A Few Edge Cases Worth Anticipating
Projects sometimes drift into gray zones that complicate bond claims.
Scope creep by directive. Owners issue field directives to keep the job moving, then delay formal change orders. If the contractor fails and the surety steps in, the surety may balk at completing work not formally part of the contract. Architects can protect the record by promptly documenting directives as change orders or interim modifications, even if pricing is pending.
Partial defaults. Owners may want to replace a single nonperforming trade while keeping the general contractor. Many bond forms allow cure by partial takeover, but the coordination burden rises. The architect’s phasing plan and interface details between scopes become critical. Draw them, do not just describe them.
Design errors discovered late. If a design correction is needed near the end, betterment principles apply. The surety will resist paying for upgrades, but may fund rework attributable to the contractor’s misinstallation. Separate these costs explicitly, or they will blur, and progress will stall while parties argue allocation.
Force majeure events. Weather extremes or supply chain shocks can reshape schedules and costs. The bond backs performance against the contract’s risk allocation. If the contract provides time, not money, for certain events, the surety will follow suit. Document the event impacts with specificity, and recommend time adjustments promptly to preserve realism.

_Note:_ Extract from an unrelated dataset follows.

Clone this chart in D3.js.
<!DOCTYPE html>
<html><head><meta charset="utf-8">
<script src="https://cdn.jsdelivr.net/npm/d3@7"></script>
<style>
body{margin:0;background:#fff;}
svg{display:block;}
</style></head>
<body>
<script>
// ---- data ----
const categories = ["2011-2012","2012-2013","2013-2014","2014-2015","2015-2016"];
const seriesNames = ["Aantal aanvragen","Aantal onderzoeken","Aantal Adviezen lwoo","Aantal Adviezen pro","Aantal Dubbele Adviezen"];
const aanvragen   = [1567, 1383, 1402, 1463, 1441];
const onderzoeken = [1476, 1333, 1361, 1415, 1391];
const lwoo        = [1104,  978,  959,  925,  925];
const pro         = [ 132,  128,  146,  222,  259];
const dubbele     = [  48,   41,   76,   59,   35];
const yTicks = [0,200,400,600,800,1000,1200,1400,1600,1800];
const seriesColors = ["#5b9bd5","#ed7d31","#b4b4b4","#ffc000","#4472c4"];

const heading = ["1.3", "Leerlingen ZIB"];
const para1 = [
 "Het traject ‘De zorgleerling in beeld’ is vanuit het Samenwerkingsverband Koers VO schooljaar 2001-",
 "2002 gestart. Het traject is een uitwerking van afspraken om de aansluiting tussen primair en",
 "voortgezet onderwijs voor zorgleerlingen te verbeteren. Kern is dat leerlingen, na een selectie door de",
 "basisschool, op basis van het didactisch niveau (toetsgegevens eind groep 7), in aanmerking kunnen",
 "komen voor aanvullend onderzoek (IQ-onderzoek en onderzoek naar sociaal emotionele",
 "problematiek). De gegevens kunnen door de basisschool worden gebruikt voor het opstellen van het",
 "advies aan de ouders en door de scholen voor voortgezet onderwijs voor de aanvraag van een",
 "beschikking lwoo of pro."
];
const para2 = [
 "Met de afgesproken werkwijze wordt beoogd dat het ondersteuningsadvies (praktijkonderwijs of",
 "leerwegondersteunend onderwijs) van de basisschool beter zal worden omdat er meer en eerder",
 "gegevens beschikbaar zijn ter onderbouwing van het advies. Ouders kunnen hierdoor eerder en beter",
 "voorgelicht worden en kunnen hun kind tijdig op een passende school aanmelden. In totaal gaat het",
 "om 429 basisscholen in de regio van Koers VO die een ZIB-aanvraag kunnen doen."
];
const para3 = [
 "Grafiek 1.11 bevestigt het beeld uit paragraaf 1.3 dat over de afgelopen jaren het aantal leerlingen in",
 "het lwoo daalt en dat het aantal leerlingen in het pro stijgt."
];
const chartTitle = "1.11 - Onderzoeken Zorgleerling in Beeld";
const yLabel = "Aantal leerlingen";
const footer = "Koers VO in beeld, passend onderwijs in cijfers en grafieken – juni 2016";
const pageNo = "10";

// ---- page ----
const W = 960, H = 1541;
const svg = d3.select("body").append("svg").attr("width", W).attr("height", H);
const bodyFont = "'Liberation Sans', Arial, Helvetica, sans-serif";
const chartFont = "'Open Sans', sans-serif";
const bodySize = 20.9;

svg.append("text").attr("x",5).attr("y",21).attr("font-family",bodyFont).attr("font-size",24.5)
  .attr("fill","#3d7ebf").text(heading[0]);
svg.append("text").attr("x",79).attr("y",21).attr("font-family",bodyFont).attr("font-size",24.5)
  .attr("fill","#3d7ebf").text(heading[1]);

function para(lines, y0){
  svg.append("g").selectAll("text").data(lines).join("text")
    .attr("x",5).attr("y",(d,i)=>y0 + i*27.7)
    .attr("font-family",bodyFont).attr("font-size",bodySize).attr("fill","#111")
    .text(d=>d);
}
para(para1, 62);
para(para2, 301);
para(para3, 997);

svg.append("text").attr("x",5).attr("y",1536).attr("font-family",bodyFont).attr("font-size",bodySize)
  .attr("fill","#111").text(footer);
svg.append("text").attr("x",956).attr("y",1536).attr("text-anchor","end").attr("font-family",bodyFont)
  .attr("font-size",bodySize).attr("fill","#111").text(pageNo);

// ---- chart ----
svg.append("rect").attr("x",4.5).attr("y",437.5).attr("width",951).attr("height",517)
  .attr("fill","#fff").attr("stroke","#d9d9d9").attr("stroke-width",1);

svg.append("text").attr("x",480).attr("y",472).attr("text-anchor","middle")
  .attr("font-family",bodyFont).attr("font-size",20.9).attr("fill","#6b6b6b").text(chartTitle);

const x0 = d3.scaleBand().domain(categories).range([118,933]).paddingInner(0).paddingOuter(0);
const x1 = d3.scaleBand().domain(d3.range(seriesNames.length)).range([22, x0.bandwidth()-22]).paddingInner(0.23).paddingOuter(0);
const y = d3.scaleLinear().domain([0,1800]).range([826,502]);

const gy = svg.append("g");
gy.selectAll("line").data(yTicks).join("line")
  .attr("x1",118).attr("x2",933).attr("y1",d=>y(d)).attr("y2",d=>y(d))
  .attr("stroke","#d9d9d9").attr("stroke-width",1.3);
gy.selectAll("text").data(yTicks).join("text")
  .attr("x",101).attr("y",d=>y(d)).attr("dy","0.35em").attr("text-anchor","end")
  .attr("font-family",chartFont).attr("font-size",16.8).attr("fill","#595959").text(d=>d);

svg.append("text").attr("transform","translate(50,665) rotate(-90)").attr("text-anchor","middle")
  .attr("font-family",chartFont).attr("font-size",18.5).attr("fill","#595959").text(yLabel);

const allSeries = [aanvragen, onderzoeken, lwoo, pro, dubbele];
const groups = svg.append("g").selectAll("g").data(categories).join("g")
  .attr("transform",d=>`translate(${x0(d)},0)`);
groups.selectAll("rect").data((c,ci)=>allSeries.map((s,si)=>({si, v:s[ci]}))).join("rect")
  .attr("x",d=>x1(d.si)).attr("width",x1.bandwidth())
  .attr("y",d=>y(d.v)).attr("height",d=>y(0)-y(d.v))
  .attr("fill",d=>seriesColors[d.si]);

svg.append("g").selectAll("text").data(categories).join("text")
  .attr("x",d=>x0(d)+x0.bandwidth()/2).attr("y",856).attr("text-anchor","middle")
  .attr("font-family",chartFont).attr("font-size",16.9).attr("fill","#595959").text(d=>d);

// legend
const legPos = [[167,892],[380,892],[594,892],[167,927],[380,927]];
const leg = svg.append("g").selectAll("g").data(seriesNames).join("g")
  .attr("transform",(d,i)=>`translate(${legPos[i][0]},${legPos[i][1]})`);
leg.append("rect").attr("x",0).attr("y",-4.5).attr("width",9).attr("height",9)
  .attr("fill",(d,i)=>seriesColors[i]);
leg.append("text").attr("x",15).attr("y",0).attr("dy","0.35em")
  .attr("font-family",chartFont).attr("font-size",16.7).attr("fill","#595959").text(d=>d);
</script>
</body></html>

Where Professional Judgment Matters Most
In the tightest spots, architects and engineers do not win the day by out-lawyering anyone. They steady the process with facts, fair dealing, and timely calls. When quality slips, call it early. When the contractor earns time by reasons outside their control, say so without hedging. When an owner is about to leap into termination, walk them through the notice steps and cure windows without inflaming matters.
I remember a mixed-use tower where the owner had lost patience after months of schedule drift. They wanted to fire the contractor on a Friday afternoon. The architect and I sat with the record and realized two unresolved steel shop drawing cycles had floated critical path by a month, partly due to legitimate design coordination with the façade consultant. We drafted a notice that preserved rights but focused on achievable cure measures. The surety was copied, the contractor responded with a recovery plan, and within three weeks, the job reset. No bond claim was filed. Sometimes the best use of a bond is to make sure you never need it.
Bringing It All Together
If you reduce the performance bond meaning to its essence for design professionals, it is this: the bond monetizes your documents, your certifications, and your administration. It makes your precision valuable and your sloppiness expensive. It rewards early, written, factual communication. It punishes vague process and inflated approvals. It holds the contractor to the bargain and, when that fails, brings a financier who will act if the record is clear.

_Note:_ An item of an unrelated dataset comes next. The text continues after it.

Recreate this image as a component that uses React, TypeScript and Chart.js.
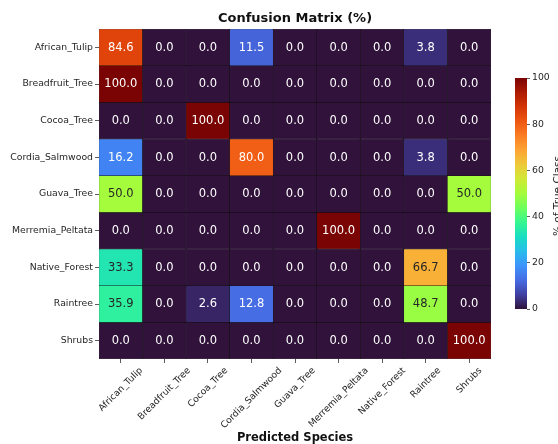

Architects and engineers who understand the surety’s lens do a few things differently. They write Division 01 requirements that support clean notice, change, and schedule processes. They maintain contemporaneous logs and disciplined pay certifications. They separate design betterment from contractor rework in crisp terms. They do not treat default as a surprise event but as a path with milestones, each documented.
Projects succeed when risk is priced and managed, not wished away. Performance bonds do not build buildings. People do. But bonds set the rails that keep the train from leaping the track when the unexpected happens. If you stand in the role of architect or engineer, your daily judgment determines how well those rails work when the pressure rises.